Well, I feel a sense of technilogical accomplishment. I followed directions offered, downloaded PIXresizer and I think I have a picture that will upload. I'll try it.
Thanks for all the help.
Yup, they are back bow to rear seat straps as you had suspected.
Thanks, Adam. I appreciate the confirmation.Ken
another helpful thought as you consider your task.
I didn't think it mattered the first time I did a top on the open cars and set those back straps...but it sure does.......
After I had finished, others then told me to not simply rely on the bow set resting in the back position when you mount the straps. [which I did the first time] They told me to make a set of crutches that go from the back bow to the body to support the bow, and only then do the back strap and mount the top thing.
That car was a Roadster and almost immediately had a bulgy rear section.
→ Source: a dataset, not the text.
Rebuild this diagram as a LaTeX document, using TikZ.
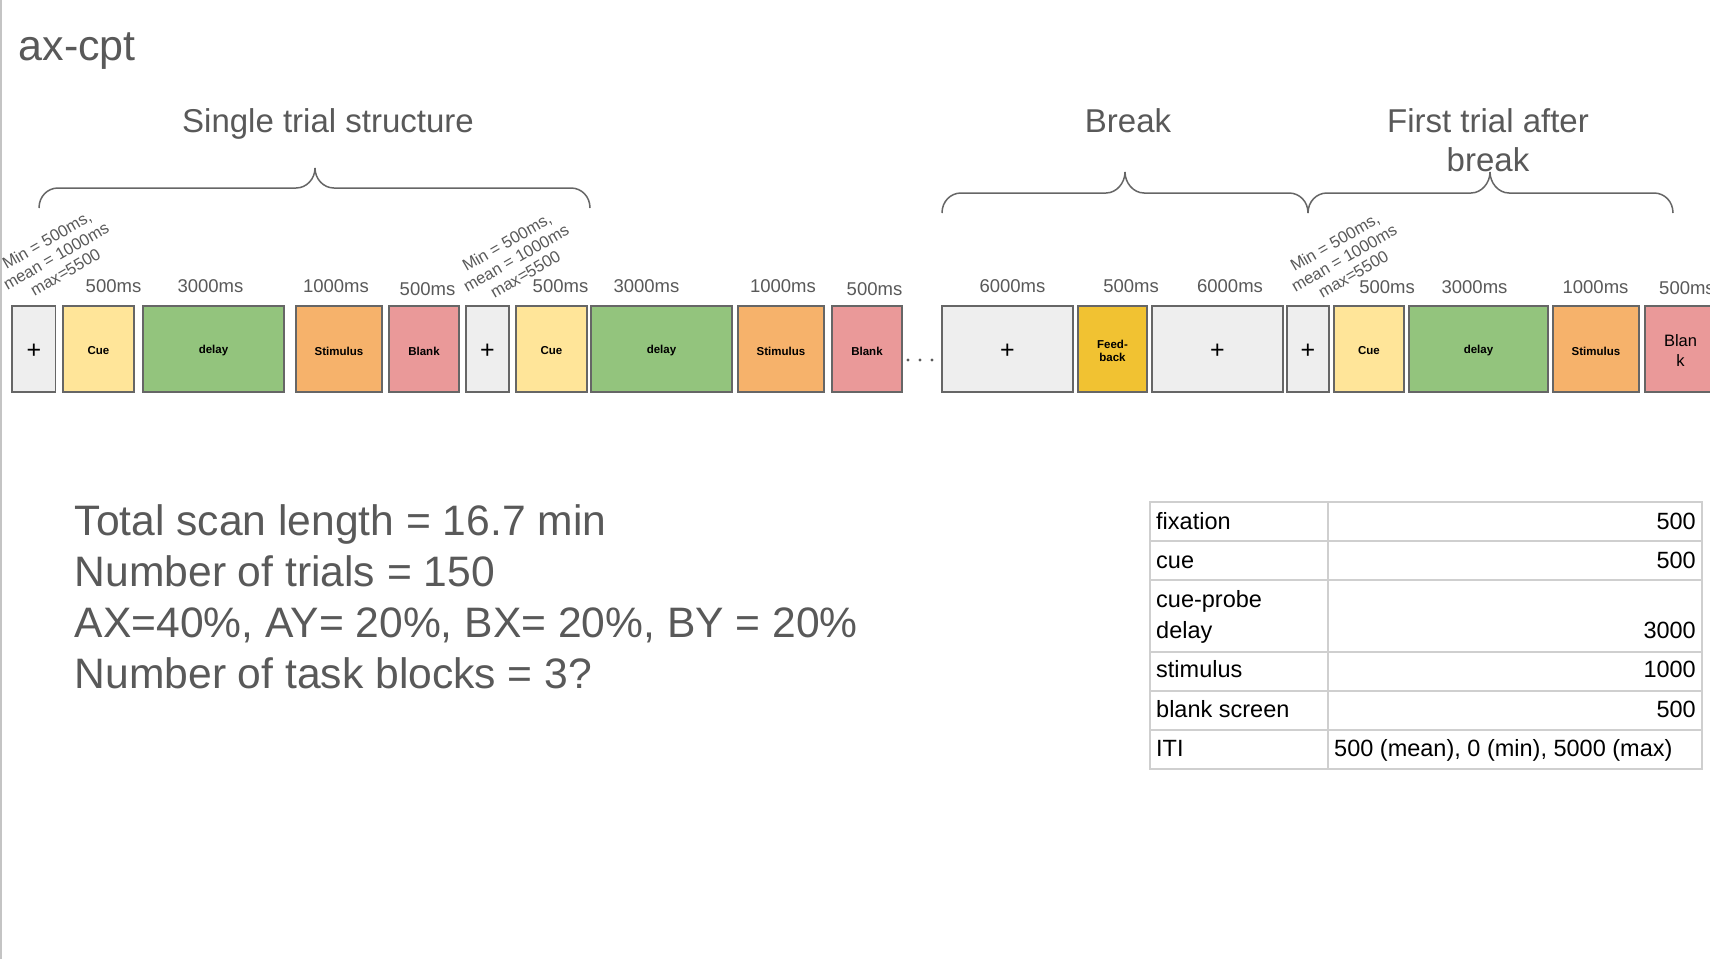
\documentclass[tikz,border=0pt]{standalone}
\usepackage{fontspec}
\setmainfont{Liberation Sans}
\definecolor{fixgray}{HTML}{EEEEEE}
\definecolor{cueyellow}{HTML}{FFE599}
\definecolor{delaygreen}{HTML}{93C47D}
\definecolor{stimorange}{HTML}{F6B26B}
\definecolor{blankpink}{HTML}{EA9999}
\definecolor{fbgold}{HTML}{F1C232}
\definecolor{bordergray}{HTML}{666666}
\definecolor{textgray}{HTML}{595959}
\definecolor{tablegray}{HTML}{CFCFCF}
\definecolor{edgegray}{HTML}{C4C4C4}
\newcommand\lw[1]{\raisebox{-2pt}[\height][\depth]{#1}}
\newcommand\gbrace[6]{%
  \draw[bracestyle] (#1,#4) .. controls (#1,#5+8.5) and (#1+8.5,#5) .. (#1+19,#5)
    -- (#2-19,#5) .. controls (#2-8.5,#5) and (#2,#6+11) .. (#2,#6)
    .. controls (#2,#6+11) and (#2+8.5,#5) .. (#2+19,#5)
    -- (#3-19,#5) .. controls (#3-8.5,#5) and (#3,#5+8.5) .. (#3,#4);}
\begin{document}
\begin{tikzpicture}[x=1pt,y=-1pt,
  blk/.style={draw=bordergray, line width=1.6pt, minimum height=86pt, inner sep=0pt,
    align=center, text=black, font=\fontsize{11.5}{13.7}\selectfont\bfseries},
  fixb/.style={blk, fill=fixgray, font=\fontsize{25}{26}\selectfont},
  cueb/.style={blk, fill=cueyellow},
  delayb/.style={blk, fill=delaygreen},
  stimb/.style={blk, fill=stimorange},
  blankb/.style={blk, fill=blankpink},
  fbb/.style={blk, fill=fbgold},
  intext/.style={inner sep=0pt, align=center, text=black},
  dur/.style={text=textgray, font=\fontsize{18.5}{20}\selectfont, anchor=base, inner sep=0pt},
  rot/.style={text=textgray, font=\fontsize{16.5}{18.5}\selectfont, rotate=30, align=center, inner sep=0pt},
  ttl/.style={text=textgray, font=\fontsize{33}{40}\selectfont, anchor=base, inner sep=0pt},
  big/.style={text=textgray, font=\fontsize{42.6}{51}\selectfont, anchor=base west, inner sep=0pt},
  tab/.style={text=black, font=\fontsize{23.5}{28}\selectfont, inner sep=0pt},
  bracestyle/.style={draw=bordergray, line width=1.5pt},
  dotstyle/.style={fill=textgray, draw=none}
]
\useasboundingbox (0,0) rectangle (1710,959);
\fill[white] (0,0) rectangle (1710,959);
\begin{scope}
\clip (0,0) rectangle (1710,959);
\draw[edgegray, line width=1.5pt] (0.75,0) -- (0.75,959);

% title
\node[text=textgray, font=\fontsize{43}{48}\selectfont, anchor=base west, inner sep=0pt] (title) at (18.5,60) {ax-cpt};

% section titles
\node[ttl] (t1) at (328,132) {Single trial structure};
\node[ttl] (t2) at (1128,132) {Break};
\node[ttl] (t3a) at (1488,132) {First trial after};
\node[ttl] (t3b) at (1488,171) {break};

% braces
\gbrace{39}{315}{590}{208}{188}{168}
\gbrace{942}{1125}{1308}{213}{193}{172}
\gbrace{1308}{1490}{1673}{213}{193}{172}

% boxes
\node[fixb, minimum width=43.6pt] (f1) at (33.8,349) {\lw{+}};
\node[cueb, minimum width=71pt] (c1) at (98.5,349) {\lw{Cue}};
\node[delayb, minimum width=141pt] (d1) at (213.5,349) {\lw{delay}};
\node[stimb, minimum width=86pt] (s1) at (339,349) {\lw{Stimulus}};
\node[blankb, minimum width=70pt] (b1) at (424,349) {\lw{Blank}};
\node[fixb, minimum width=43pt] (f2) at (487.5,349) {\lw{+}};
\node[cueb, minimum width=71pt] (c2) at (551.5,349) {\lw{Cue}};
\node[delayb, minimum width=141pt] (d2) at (661.5,349) {\lw{delay}};
\node[stimb, minimum width=86pt] (s2) at (781,349) {\lw{Stimulus}};
\node[blankb, minimum width=70pt] (b2) at (867,349) {\lw{Blank}};
\fill[dotstyle] (908,360) circle (1.6);
\fill[dotstyle] (920,360) circle (1.6);
\fill[dotstyle] (932,360) circle (1.6);
\node[fixb, minimum width=131pt] (bf1) at (1007.5,349) {\lw{+}};
\node[fbb, minimum width=69pt] (fb) at (1112.5,349) {};
\node[intext, font=\fontsize{11.5}{13.7}\selectfont\bfseries] (fbt) at (1112.5,351) {Feed-\\back};
\node[fixb, minimum width=131pt] (bf2) at (1217.5,349) {\lw{+}};
\node[fixb, minimum width=42pt] (f3) at (1308,349) {\lw{+}};
\node[cueb, minimum width=70pt] (c3) at (1369,349) {\lw{Cue}};
\node[delayb, minimum width=139pt] (d3) at (1478.5,349) {\lw{delay}};
\node[stimb, minimum width=86pt] (s3) at (1596,349) {\lw{Stimulus}};
\node[blankb, minimum width=71pt] (b3) at (1680.5,349) {};
\node[intext, font=\fontsize{16.5}{20}\selectfont] (b3t) at (1680.5,351) {Blan\\k};

% durations
\node[dur] (l1) at (113.5,292) {500ms};
\node[dur] (l2) at (210.5,292) {3000ms};
\node[dur] (l3) at (336,292) {1000ms};
\node[dur] (l4) at (427.5,295) {500ms};
\node[dur] (l5) at (560.5,292) {500ms};
\node[dur] (l6) at (646.5,292) {3000ms};
\node[dur] (l7) at (783,292) {1000ms};
\node[dur] (l8) at (874.5,295) {500ms};
\node[dur] (l9) at (1012.5,292) {6000ms};
\node[dur] (l10) at (1131,292) {500ms};
\node[dur] (l11) at (1230,292) {6000ms};
\node[dur] (l12) at (1387,293) {500ms};
\node[dur] (l13) at (1474.5,293) {3000ms};
\node[dur] (l14) at (1595.5,293) {1000ms};
\node[dur, anchor=base west] (l15) at (1659,294) {500ms};

% rotated ITI labels
\node[rot] (r1) at (56,256) {Min = 500ms,\\mean = 1000ms\\max=5500};
\node[rot] (r2) at (516,258) {Min = 500ms,\\mean = 1000ms\\max=5500};
\node[rot] (r3) at (1344,258) {Min = 500ms,\\mean = 1000ms\\max=5500};

% summary text
\node[big] (s1t) at (74.5,535) {Total scan length = 16.7 min};
\node[big] (s2t) at (74.5,586) {Number of trials = 150};
\node[big] (s3t) at (74.5,637) {AX=40\%, AY= 20\%, BX= 20\%, BY = 20\%};
\node[big] (s4t) at (74.5,688) {Number of task blocks = 3?};

% table
\draw[tablegray, line width=1.3pt] (1150,502) rectangle (1702,769);
\foreach \yy in {541,580,652,691,730} \draw[tablegray, line width=1.3pt] (1150,\yy) -- (1702,\yy);
\draw[tablegray, line width=1.3pt] (1328,502) -- (1328,769);
\node[tab, anchor=base west] (k1) at (1156,529.5) {fixation};
\node[tab, anchor=base east] (v1) at (1696,529.5) {500};
\node[tab, anchor=base west] (k2) at (1156,568.5) {cue};
\node[tab, anchor=base east] (v2) at (1696,568.5) {500};
\node[tab, anchor=base west] (k3a) at (1156,607) {cue-probe};
\node[tab, anchor=base west] (k3b) at (1156,638.5) {delay};
\node[tab, anchor=base east] (v3) at (1696,638.5) {3000};
\node[tab, anchor=base west] (k4) at (1156,677.5) {stimulus};
\node[tab, anchor=base east] (v4) at (1696,677.5) {1000};
\node[tab, anchor=base west] (k5) at (1156,717) {blank screen};
\node[tab, anchor=base east] (v5) at (1696,717) {500};
\node[tab, anchor=base west] (k6) at (1156,756.5) {ITI};
\node[tab, anchor=base west] (v6) at (1334,756.5) {500 (mean), 0 (min), 5000 (max)};
\end{scope}
\end{tikzpicture}
\end{document}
Next car I did, I actually measured the location from someone who had a good looking nice firm top...made the crutches, then went about skinning and supporting.
No bulges on that one!
So, think about it, and if you do not have a top on now, try the crutch trick....unless some other bright soul on here has a better idea
Thanks, George. I'm going to have to take a look at that. The way I had already stretched the straps, I was more concerned that I was pulling it down too much rather than keeping it up. Sounds like one of those things you only learn in the School of Experience.
Funny,I had completely forgotten about those two straps. Glad someone else didn't.